Countries needed to “upgrade to reflect the change in the cyber risk environment,” he added.

The WEF report incorporated the results of a survey taken from about 1,000 experts and decision makers.

The top three risks for the Middle East and Africa as a whole were found to be an energy price shock, unemployment or underemployment, and terrorist attacks.

Worries about an oil price shock were said to be particularly pronounced in countries where government spending was rising, said WEF. This group includes Saudi Arabia, which the IMF estimated in May 2018 had seen its fiscal breakeven price for oil — that is, the price required to balance the national budget — rise to $88 a barrel, 26 percent above the IMF’s October 2017 estimate, and also higher than the country’s medium-term oil-price target of $70–$80.

But that disclosure needed to be balanced with the fact that risk of “fiscal crises” dropped sharply in the WEF survey rankings, from first position last year to fifth in 2018.
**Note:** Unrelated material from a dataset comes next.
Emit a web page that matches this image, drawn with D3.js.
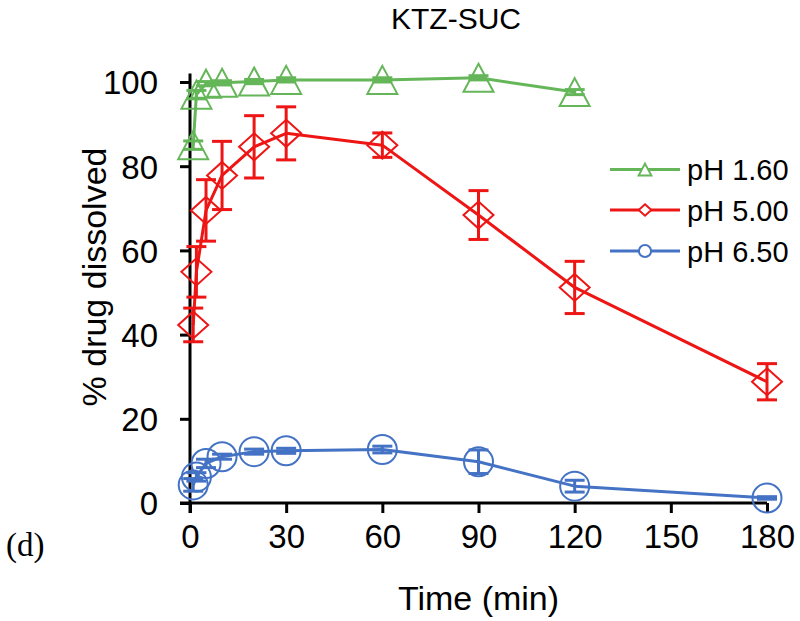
<!DOCTYPE html>
<html>
<head>
<meta charset="utf-8">
<script src="https://cdn.jsdelivr.net/npm/d3@7"></script>
<style>
  html, body { margin: 0; padding: 0; background: #fff; }
  svg { display: block; }
  text { font-family: "Liberation Sans", Arial, sans-serif; fill: #000; }
</style>
</head>
<body>
<svg id="chart" width="800" height="621"></svg>
<script>
// ---- data ----
const times = [1, 2, 5, 10, 20, 30, 60, 90, 120, 180];
const xTicks = [0, 30, 60, 90, 120, 150, 180];
const yTicks = [0, 20, 40, 60, 80, 100];

const ph160Times = [1, 2, 5, 10, 20, 30, 60, 90, 120];
const ph160Values = [85, 97, 99.6, 99.8, 100.1, 100.5, 100.5, 101, 97.6];
const ph160Err = [1, 1, 0.5, 0.5, 0.5, 0.5, 0.5, 0.5, 0.6];

const ph500Times = times;
const ph500Values = [42.3, 54.9, 69.5, 77.8, 84.6, 87.8, 85.0, 68.4, 51.2, 28.8];
const ph500Err = [4.0, 6.0, 7.3, 8.1, 7.4, 6.3, 2.9, 5.8, 6.2, 4.3];

const ph650Times = times;
const ph650Values = [4.3, 6.2, 9.4, 11.0, 12.2, 12.4, 12.7, 9.8, 4.0, 1.2];
const ph650Err = [1.5, 1.0, 1.0, 0.6, 0.6, 0.6, 0.8, 2.8, 1.4, 0.3];

const seriesNames = ["pH 1.60", "pH 5.00", "pH 6.50"];
const seriesColors = ["#64b658", "#ee1515", "#4472c4"];
const seriesShapes = ["triangle", "diamond", "circle"];

const titleText = "KTZ-SUC";
const xTitle = "Time (min)";
const yTitle = "% drug dissolved";
const panelLabel = "(d)";

// ---- layout ----
const svg = d3.select("#chart");
const x = d3.scaleLinear().domain([0, 180]).range([190, 767]);
const y = d3.scaleLinear().domain([0, 100]).range([503, 82]);

function shapePath(shape, s) {
  if (shape === "triangle") {
    const w = 15 * s, h = 14 * s;
    return `M0,${-h}L${w},${h}L${-w},${h}Z`;
  }
  if (shape === "diamond") {
    const w = 15 * s, h = 13.5 * s;
    return `M0,${-h}L${w},0L0,${h}L${-w},0Z`;
  }
  const r = 14.5 * s;
  return `M${r},0A${r},${r} 0 1,1 ${-r},0A${r},${r} 0 1,1 ${r},0Z`;
}

// title
svg.append("text").attr("x", 456).attr("y", 29).attr("text-anchor", "middle")
  .style("font-size", "30px").text(titleText);

// axes
const xAxis = d3.axisBottom(x).tickValues(xTicks).tickSize(10).tickPadding(12).tickSizeOuter(0);
const yAxis = d3.axisLeft(y).tickValues(yTicks).tickSize(10).tickPadding(22).tickSizeOuter(0);

const gx = svg.append("g").attr("transform", `translate(0,${y(0)})`).call(xAxis);
const gy = svg.append("g").attr("transform", `translate(${x(0)},0)`).call(yAxis);

[gx, gy].forEach(g => {
  g.select(".domain").remove();
  g.selectAll(".tick line").attr("stroke", "#000").attr("stroke-width", 3);
  g.selectAll(".tick text").style("font-size", "33px")
    .style("font-family", "'Liberation Sans', Arial, sans-serif").attr("fill", "#000");
});
gx.selectAll(".tick text").attr("dy", "0.71em");
gy.selectAll(".tick text").attr("dy", "0.36em");

// axis lines
svg.append("line").attr("x1", x(0) - 10).attr("x2", x(180)).attr("y1", y(0)).attr("y2", y(0))
  .attr("stroke", "#000").attr("stroke-width", 3);
svg.append("line").attr("x1", x(0)).attr("x2", x(0)).attr("y1", y(0) + 10).attr("y2", y(102))
  .attr("stroke", "#000").attr("stroke-width", 3);

// axis titles
svg.append("text").attr("x", (x(0) + x(180)) / 2).attr("y", 610).attr("text-anchor", "middle")
  .style("font-size", "34px").text(xTitle);
svg.append("text").attr("transform", "translate(106,277) rotate(-90)").attr("text-anchor", "middle")
  .style("font-size", "34px").text(yTitle);

// panel label
svg.append("text").attr("x", 6).attr("y", 556)
  .style("font-family", "'Liberation Serif', 'Times New Roman', serif").style("font-size", "33px")
  .text(panelLabel);

// series
const series = [
  { t: ph160Times, v: ph160Values, e: ph160Err },
  { t: ph500Times, v: ph500Values, e: ph500Err },
  { t: ph650Times, v: ph650Values, e: ph650Err }
];

const line = d3.line().x(d => x(d.t)).y(d => y(d.v));
const capW = 10;

[2, 1, 0].forEach(i => {
  const s = series[i];
  const pts = s.t.map((t, k) => ({ t, v: s.v[k], e: s.e[k] }));
  const col = seriesColors[i];
  const g = svg.append("g");
  const eb = g.selectAll(".eb").data(pts).enter().append("g");
  eb.append("line").attr("x1", d => x(d.t)).attr("x2", d => x(d.t))
    .attr("y1", d => y(d.v - d.e)).attr("y2", d => y(d.v + d.e))
    .attr("stroke", col).attr("stroke-width", 3);
  eb.append("line").attr("x1", d => x(d.t) - capW).attr("x2", d => x(d.t) + capW)
    .attr("y1", d => y(d.v - d.e)).attr("y2", d => y(d.v - d.e))
    .attr("stroke", col).attr("stroke-width", 3);
  eb.append("line").attr("x1", d => x(d.t) - capW).attr("x2", d => x(d.t) + capW)
    .attr("y1", d => y(d.v + d.e)).attr("y2", d => y(d.v + d.e))
    .attr("stroke", col).attr("stroke-width", 3);
  g.append("path").datum(pts).attr("d", line).attr("fill", "none")
    .attr("stroke", col).attr("stroke-width", 3).attr("stroke-linejoin", "round");
  g.selectAll(".mk").data(pts).enter().append("path")
    .attr("transform", d => `translate(${x(d.t)},${y(d.v)})`)
    .attr("d", shapePath(seriesShapes[i], 1))
    .attr("fill", "none").attr("stroke", col).attr("stroke-width", 2);
});

// legend
const legendY = [169.5, 210, 251];
seriesNames.forEach((name, i) => {
  const g = svg.append("g").attr("transform", `translate(0,${legendY[i]})`);
  g.append("line").attr("x1", 610).attr("x2", 680).attr("y1", 0).attr("y2", 0)
    .attr("stroke", seriesColors[i]).attr("stroke-width", 3);
  g.append("path").attr("transform", "translate(645,0)")
    .attr("d", shapePath(seriesShapes[i], 0.42))
    .attr("fill", "#fff").attr("stroke", seriesColors[i]).attr("stroke-width", 2);
  g.append("text").attr("x", 687).attr("y", 10.5).style("font-size", "29px").text(name);
});
</script>
</body>
</html>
The report said: “Oil prices increased substantially between our 2017 and 2018 surveys, from around $50 to $75. This represents a significant fillip for the fiscal position of the region’s oil producers, with the IMF estimating that each $10 increase in oil prices should feed through to an improvement on the fiscal balance of 3 percentage points of GDP.”

At national level, this risk of “unemployment and underemployment” ranked highly in Bahrain, Egypt, Morocco, Oman and Tunisia.
“Unemployment is a pressing issue in the region, particularly for the rapidly expanding young population: Youth unemployment averages around 25 percent and is close to 50 percent in Oman,” said the report.

Other countries attaching high prominence to domestic and regional fractures in the survey were Tunisia, with “profound
social instability” ranked first, and Algeria, where respondents ranked “failure of regional and global governance” first.

Looking at the global picture, WEF warned that weakened international co-operation was damaging the collective will to confront key issues such as climate change and environmental degradation.